Luxury goods, energy, and select consumer companies led gains, highlighting a market balance between risk assets and defensive sectors.

Broader Market Context

The LSE & FTSE stock market remains sensitive to geopolitical developments, commodity prices, and domestic economic indicators. While Wall Street futures indicate a cautious global backdrop, London’s blue-chip index has demonstrated resilience, supported by strong retail sales, energy sector strength, and corporate strategic moves.

Frequently Asked Questions

  • What factors contributed to FTSE 100 gains this week?

    Rising oil and gold prices, strong retail sales, and resilient consumer and energy stocks boosted market confidence.

     

  • Which companies led FTSE 100 gains recently?

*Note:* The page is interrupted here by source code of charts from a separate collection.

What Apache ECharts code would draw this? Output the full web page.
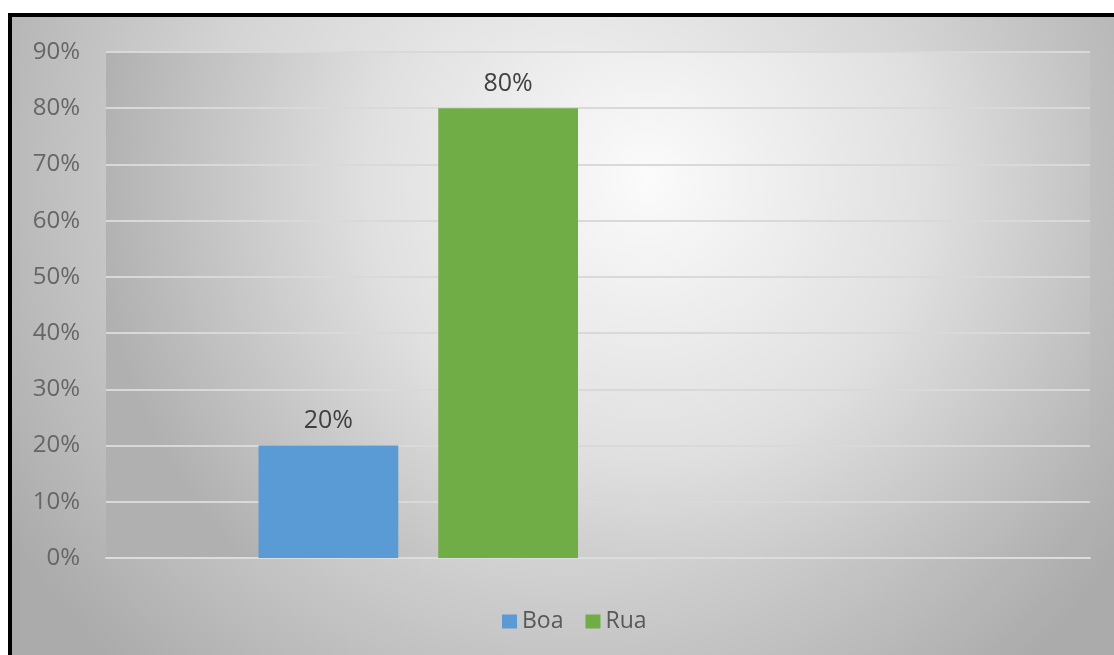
<!DOCTYPE html>
<html>
<head>
<meta charset="utf-8">
<script src="https://cdn.jsdelivr.net/npm/echarts@6/dist/echarts.min.js"></script>
<style>
html,body{margin:0;padding:0;background:#fff;}
#c{width:1114px;height:655px;}
</style>
</head>
<body>
<div id="c"></div>
<script>
var categories = [''];
var boaValues = [0.2];
var ruaValues = [0.8];
var emptyA = [null];
var emptyB = [null];
var seriesNames = ['Boa', 'Rua'];
var yTicks = ['0%','10%','20%','30%','40%','50%','60%','70%','80%','90%'];

var chart = echarts.init(document.getElementById('c'));
var FONT = 'Open Sans';
var labelCfg = {
  show: true, position: 'top', distance: 12,
  color: '#404040', fontFamily: FONT, fontSize: 25,
  formatter: function (p) { return Math.round(p.value * 100) + '%'; }
};
chart.setOption({
  backgroundColor: '#ffffff',
  animation: false,
  graphic: [{
    type: 'rect', z: -10, silent: true,
    shape: { x: 10, y: 15, width: 1120, height: 660 },
    style: {
      stroke: '#000', lineWidth: 4,
      fill: { type: 'radial', x: 0.5, y: 0.25, r: 1.0, colorStops: [
        { offset: 0, color: '#f6f6f6' },
        { offset: 0.55, color: '#d4d4d4' },
        { offset: 1, color: '#ababab' }] }
    }
  }],
  grid: {
    left: 106, right: 24, top: 52, bottom: 97, show: true, borderWidth: 0,
    backgroundColor: { type: 'radial', x: 0.55, y: 0.25, r: 1.1, colorStops: [
      { offset: 0, color: '#fbfbfb' },
      { offset: 0.5, color: '#e0e0e0' },
      { offset: 1, color: '#b0b0b0' }] }
  },
  legend: {
    data: seriesNames, left: 497, top: 605, itemWidth: 15, itemHeight: 14, itemGap: 22,
    icon: 'rect',
    textStyle: { color: '#595959', fontFamily: FONT, fontSize: 23 }
  },
  xAxis: {
    type: 'category', data: categories,
    axisLine: { show: true, lineStyle: { color: '#dcdcdc', width: 2 } },
    axisTick: { show: false }, axisLabel: { show: false }
  },
  yAxis: {
    type: 'value', min: 0, max: 0.9, interval: 0.1,
    axisLine: { show: false }, axisTick: { show: false },
    axisLabel: {
      margin: 26, color: '#666666', fontFamily: FONT, fontSize: 24,
      formatter: function (v) { return yTicks[Math.round(v * 10)]; }
    },
    splitLine: { lineStyle: { color: '#d9d9d9', width: 2 } }
  },
  series: [
    { name: 'Boa', type: 'bar', data: boaValues, itemStyle: { color: '#5b9bd5' },
      barCategoryGap: '31%', barGap: '28.6%', label: labelCfg },
    { name: 'Rua', type: 'bar', data: ruaValues, itemStyle: { color: '#70ad47' },
      barCategoryGap: '31%', barGap: '28.6%', label: labelCfg },
    { name: 'S3', type: 'bar', data: emptyA, barCategoryGap: '31%', barGap: '28.6%' },
    { name: 'S4', type: 'bar', data: emptyB, barCategoryGap: '31%', barGap: '28.6%' }
  ]
});
</script>
</body>
</html>
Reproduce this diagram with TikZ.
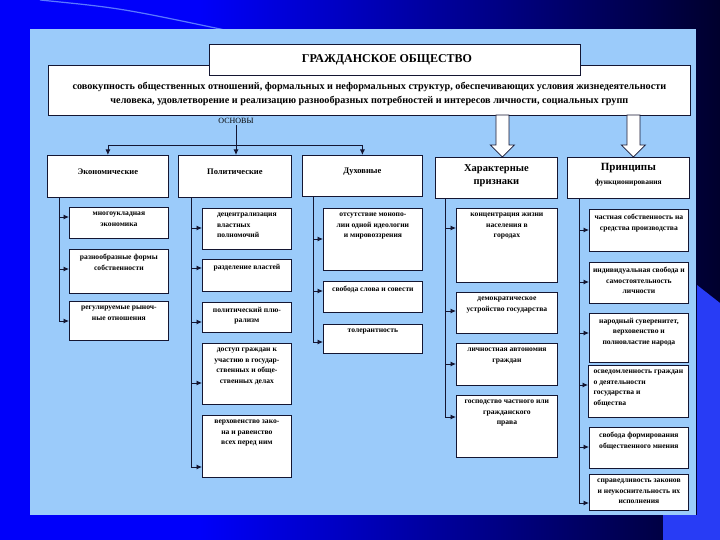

    Luxury, energy, and consumer-focused companies such as Burberry (LSE:BRBY), Centrica (LSE:CNA), and St James’s Place (LSE:STJ) showed positive movement.

     

  • How are UK economic indicators affecting investor sentiment?

    Retail sales growth, manufacturing output, and public sector surplus have supported optimism, while employment pressures and geopolitical tensions remain key considerations.